One of the directors of my kids’ preschool, a Chinese-Filipino, told me how much opposition she faced when she finished high school and wanted to take early childhood education (ECE). These days, she grumbled, there’s a mad rush to take ECE because of the overseas demand (one which is, I must qualify, drying up now like nursing, so do be careful).
But to take education because you want to stay and teach in the Philippines? You can expect strong parental opposition. Filipinos, especially Chinese-Filipinos, talk all the time about how noble the teaching profession is, but it’s always with a “not my own child, please” attitude.
Having male teachers is particularly important to send a message to young people that education is not a female domain. The lack of male teachers in grade schools is suspected to be one reason for higher dropout rates among boys than girls. This deficit of males also means that the boys who do stay in school are not likely to think about becoming teachers.
But males who want to enter teaching face an even more difficult uphill battle than females. Teaching just isn’t encouraged for males. I attended an all boys’ school and when I entered UP Diliman to teach in 1985, there was only one other graduate of that school who was teaching on our campus. Then in 2005 he left to teach at that other good school on Katipunan Avenue, leaving me all alone!
We were actually from the same class in high school and used to dread going to our class reunions because our classmates clearly saw us as the strange ones. There was only one word to capture how they felt: disdain. A few actually told us we were “gong” (the Chinese word that produced the Filipino “gunggung” or stupid) to enter the teaching profession.

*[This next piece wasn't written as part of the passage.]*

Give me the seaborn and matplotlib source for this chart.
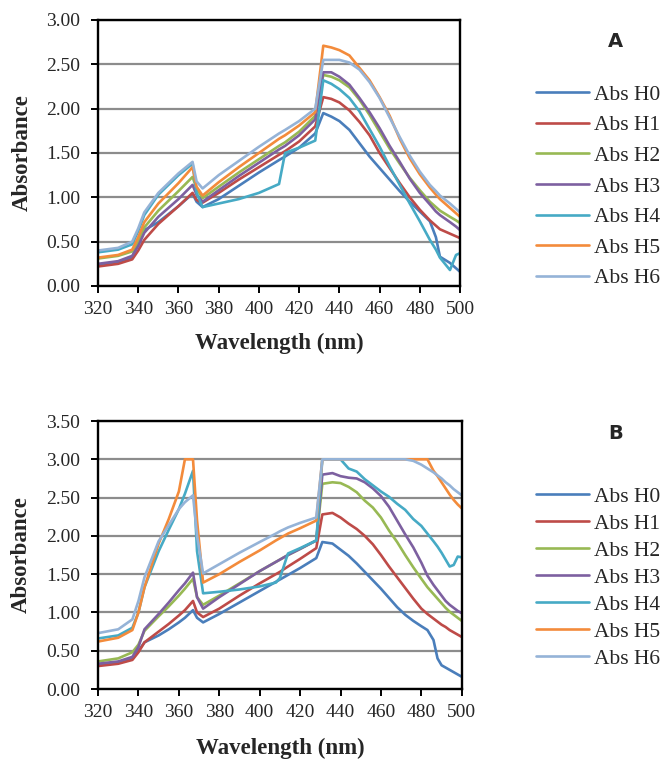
import pandas as pd
import seaborn as sns
import matplotlib.pyplot as plt

# Wavelength grid and absorbance series, panel A
wl_a = [320, 330, 337, 340, 343, 350, 360, 367, 369, 372, 380, 390, 400, 410, 413, 420, 428,
        432, 436, 440, 445, 450, 455, 460, 465, 470, 475, 480, 485, 488, 490, 495, 498, 500]
a_h0 = [0.24, 0.27, 0.32, 0.50, 0.63, 0.72, 0.90, 1.04, 0.95, 0.89, 0.98, 1.13, 1.28, 1.42, 1.46, 1.56, 1.72,
        1.95, 1.91, 1.86, 1.76, 1.61, 1.46, 1.33, 1.20, 1.07, 0.95, 0.84, 0.73, 0.55, 0.33, 0.26, 0.20, 0.16]
a_h1 = [0.22, 0.25, 0.30, 0.40, 0.52, 0.70, 0.90, 1.05, 0.97, 0.94, 1.05, 1.20, 1.34, 1.48, 1.52, 1.63, 1.80,
        2.13, 2.11, 2.07, 1.98, 1.85, 1.70, 1.50, 1.33, 1.16, 1.00, 0.86, 0.74, 0.68, 0.64, 0.59, 0.56, 0.54]
a_h2 = [0.31, 0.34, 0.39, 0.50, 0.66, 0.85, 1.07, 1.23, 1.10, 0.99, 1.12, 1.28, 1.43, 1.58, 1.62, 1.74, 1.92,
        2.38, 2.36, 2.32, 2.24, 2.10, 1.93, 1.74, 1.55, 1.38, 1.22, 1.08, 0.95, 0.89, 0.85, 0.78, 0.74, 0.71]
a_h3 = [0.25, 0.28, 0.34, 0.45, 0.60, 0.78, 0.98, 1.14, 1.03, 0.95, 1.08, 1.24, 1.39, 1.54, 1.58, 1.70, 1.88,
        2.41, 2.41, 2.36, 2.27, 2.12, 1.96, 1.78, 1.58, 1.40, 1.21, 1.05, 0.92, 0.84, 0.80, 0.72, 0.67, 0.63]
a_h4 = [0.38, 0.41, 0.47, 0.62, 0.80, 1.03, 1.25, 1.38, 1.05, 0.89, 0.93, 0.98, 1.05, 1.15, 1.50, 1.56, 1.64,
        2.32, 2.28, 2.22, 2.12, 1.97, 1.77, 1.57, 1.35, 1.14, 0.93, 0.73, 0.52, 0.41, 0.32, 0.18, 0.35, 0.37]
a_h5 = [0.32, 0.35, 0.41, 0.55, 0.72, 0.93, 1.16, 1.34, 1.12, 1.02, 1.17, 1.34, 1.50, 1.66, 1.70, 1.81, 1.96,
        2.71, 2.69, 2.66, 2.60, 2.46, 2.32, 2.13, 1.92, 1.66, 1.44, 1.26, 1.11, 1.03, 0.98, 0.88, 0.82, 0.78]
a_h6 = [0.40, 0.43, 0.50, 0.65, 0.83, 1.05, 1.27, 1.40, 1.18, 1.10, 1.25, 1.41, 1.57, 1.72, 1.76, 1.86, 2.00,
        2.55, 2.55, 2.55, 2.52, 2.44, 2.30, 2.12, 1.90, 1.68, 1.47, 1.29, 1.14, 1.07, 1.02, 0.93, 0.87, 0.83]

# panel B
wl_b = [320, 330, 337, 340, 343, 350, 355, 360, 363, 367, 369, 372, 380, 390, 400, 408, 410, 414, 420, 428,
        431, 436, 440, 444, 448, 452, 456, 460, 464, 468, 472, 476, 480, 483, 486, 488, 490, 492, 494, 496, 498, 500]
b_h0 = [0.32, 0.35, 0.40, 0.50, 0.61, 0.70, 0.78, 0.87, 0.93, 1.03, 0.93, 0.87, 0.98, 1.13, 1.28, 1.40, 1.43, 1.49, 1.58, 1.71,
        1.92, 1.90, 1.82, 1.74, 1.64, 1.53, 1.42, 1.31, 1.19, 1.07, 0.97, 0.89, 0.82, 0.77, 0.64, 0.40, 0.31, 0.28, 0.25, 0.22, 0.19, 0.16]
b_h1 = [0.30, 0.33, 0.38, 0.48, 0.61, 0.75, 0.85, 0.96, 1.03, 1.15, 1.00, 0.94, 1.05, 1.22, 1.38, 1.50, 1.53, 1.60, 1.70, 1.84,
        2.28, 2.30, 2.24, 2.16, 2.09, 2.00, 1.89, 1.75, 1.60, 1.46, 1.32, 1.18, 1.05, 0.98, 0.92, 0.88, 0.84, 0.81, 0.77, 0.74, 0.71, 0.68]
b_h2 = [0.36, 0.40, 0.48, 0.58, 0.76, 0.95, 1.08, 1.22, 1.31, 1.44, 1.20, 1.10, 1.22, 1.38, 1.54, 1.66, 1.69, 1.75, 1.83, 1.94,
        2.68, 2.70, 2.69, 2.64, 2.57, 2.46, 2.37, 2.24, 2.07, 1.92, 1.75, 1.59, 1.44, 1.33, 1.24, 1.18, 1.12, 1.06, 1.01, 0.97, 0.93, 0.89]
b_h3 = [0.33, 0.36, 0.42, 0.55, 0.78, 0.98, 1.13, 1.29, 1.38, 1.52, 1.20, 1.05, 1.20, 1.37, 1.54, 1.66, 1.69, 1.75, 1.83, 1.94,
        2.80, 2.82, 2.78, 2.76, 2.75, 2.70, 2.62, 2.52, 2.38, 2.20, 2.02, 1.85, 1.65, 1.48, 1.36, 1.29, 1.22, 1.15, 1.10, 1.06, 1.02, 0.99]
b_h4 = [0.66, 0.70, 0.80, 1.00, 1.33, 1.80, 2.08, 2.35, 2.55, 2.85, 1.80, 1.25, 1.27, 1.30, 1.34, 1.39, 1.45, 1.77, 1.84, 1.94,
        3.00, 3.00, 3.00, 2.88, 2.84, 2.74, 2.66, 2.58, 2.51, 2.42, 2.34, 2.22, 2.13, 2.03, 1.93, 1.86, 1.78, 1.69, 1.60, 1.62, 1.73, 1.72]
b_h5 = [0.62, 0.67, 0.77, 1.00, 1.33, 1.90, 2.22, 2.58, 3.00, 3.00, 2.20, 1.39, 1.50, 1.66, 1.81, 1.94, 1.97, 2.03, 2.10, 2.20,
        3.00, 3.00, 3.00, 3.00, 3.00, 3.00, 3.00, 3.00, 3.00, 3.00, 3.00, 3.00, 3.00, 3.00, 2.85, 2.78, 2.70, 2.62, 2.54, 2.47, 2.41, 2.36]
b_h6 = [0.73, 0.78, 0.91, 1.15, 1.46, 1.93, 2.14, 2.35, 2.44, 2.53, 2.00, 1.51, 1.63, 1.78, 1.92, 2.03, 2.06, 2.11, 2.17, 2.24,
        3.00, 3.00, 3.00, 3.00, 3.00, 3.00, 3.00, 3.00, 3.00, 3.00, 3.00, 2.98, 2.93, 2.88, 2.83, 2.79, 2.75, 2.70, 2.66, 2.61, 2.57, 2.53]

labels = ['Abs H0', 'Abs H1', 'Abs H2', 'Abs H3', 'Abs H4', 'Abs H5', 'Abs H6']
colors = ['#4A7EBB', '#BE4B48', '#98B954', '#7D60A0', '#46AAC5', '#F38B3B', '#95B3D7']


def to_long(wl, series):
    df = pd.DataFrame({lab: vals for lab, vals in zip(labels, series)})
    df['Wavelength'] = wl
    return df.melt(id_vars='Wavelength', var_name='Series', value_name='Absorbance')


df_a = to_long(wl_a, [a_h0, a_h1, a_h2, a_h3, a_h4, a_h5, a_h6])
df_b = to_long(wl_b, [b_h0, b_h1, b_h2, b_h3, b_h4, b_h5, b_h6])

sns.set_style('white')
plt.rcParams['font.family'] = ['Liberation Serif', 'DejaVu Serif']

fig = plt.figure(figsize=(6.65, 7.6), dpi=100)
ax_a = fig.add_axes([0.1474, 0.6237, 0.5444, 0.35])
ax_b = fig.add_axes([0.1474, 0.0934, 0.547, 0.3526])

# axes, data, ymax, tag, legend centre y, label spacing, tag y, xlabel offset
panels = [(ax_a, df_a, 3.0, 'A', 0.7546, 0.49, 0.945, -0.214),
          (ax_b, df_b, 3.5, 'B', 0.240, 0.32, 0.43, -0.22)]

for ax, df, ymax, tag, leg_y, lspace, tag_y, xl_y in panels:
    sns.lineplot(data=df, x='Wavelength', y='Absorbance', hue='Series', palette=colors,
                 linewidth=1.9, ax=ax)
    ax.set_xlim(320, 500)
    ax.set_ylim(0, ymax)
    nt = int(round(ymax / 0.5)) + 1
    ax.set_xticks(range(320, 501, 20))
    ax.set_yticks([i * 0.5 for i in range(nt)])
    ax.set_yticklabels(['%.2f' % (i * 0.5) for i in range(nt)])
    ax.yaxis.grid(True, color='#8c8c8c', linewidth=1.6)
    ax.set_axisbelow(True)
    for s in ax.spines.values():
        s.set_color('black')
        s.set_linewidth(1.7)
    ax.tick_params(axis='both', direction='out', length=5, width=1.4, color='black',
                   labelsize=14, bottom=True, left=True)
    ax.tick_params(axis='x', pad=5.5)
    ax.tick_params(axis='y', pad=8)
    ax.set_xlabel('Wavelength (nm)', fontsize=16.5, fontweight='bold', va='center')
    ax.set_ylabel('Absorbance', fontsize=16.5, fontweight='bold', va='center')
    ax.xaxis.set_label_coords(0.5, xl_y)
    ax.yaxis.set_label_coords(-0.21, 0.5)
    ax.legend(loc='center left', bbox_to_anchor=(0.806, leg_y), bbox_transform=fig.transFigure,
              frameon=False, fontsize=15.5, handlelength=2.45, handletextpad=0.25,
              labelspacing=lspace, borderaxespad=0, borderpad=0, title=None)
    fig.text(0.925, tag_y, tag, fontsize=14, fontweight='bold', family='DejaVu Sans',
             ha='center', va='center')

fig.savefig('out.png', dpi=100)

It was the same ordeal going to parties with my parents, whose friends were mostly in business. They would nod their heads in polite acknowledgement of the “professor,” but after a few drinks the men would get quite frank and tell me there was no future in teaching and only “gong lang” (stupid people) stayed on. It became so annoying that I stopped going to parties, more because I was afraid I’d become rude and retort, “So who’s going to teach your children if we all think like you do?”
Last semester, a department chairperson in my college told me we were losing three of our best young instructors because of family pressures. Two of the instructors were male, one of them a Chinese-Filipino. Fortunately, one of the instructors decided to return to teach. It was not the Chinese-Filipino and I understand, perfectly, that it gets to be tiring trying to explain why you want to teach.
My own parents were teachers once, but went into business. They’ve always been ambivalent about my teaching, vacillating between pride and concern that I won’t be able to provide for my children. In less guarded moments they’ll even say something like “I hope your son doesn’t end up a poor professor like you.”
Through a lot of hard work, including consultancies, I support the children all on my own, including sending them to good schools. (They’re not in UP Integrated, if you’re wondering, because it’s too far from where we live.) Having the kids forced me to learn to budget, and to invest. But I know it’s difficult for many other male teachers, who will have fewer options income-wise. The gender bias is there: a woman teacher can sell longganisa and insurance policies but men will have more pride and be unwilling to do that.
Non-Chinese Filipino households and communities have a bit more pride about having teachers in the family. My younger instructors tell me about how they have to go home to be graduation speakers at their hometown elementary or high school. There’s more of this pride in smaller towns and in the middle- and low-income strata about the daughter, and son, who became a teacher.
It’s shameful that it’s upper-income families that have so much resistance to having their children teach. It’s hard enough for us to choose to teach, and to stay on, don’t make it harder by going through the rhetoric about taking time to say “Thank you, teacher” and yet putting us down if we continue to teach. We choose to teach, which means we choose as well to live simply, raising our children and our students to value learning and the more intangible pleasures of life.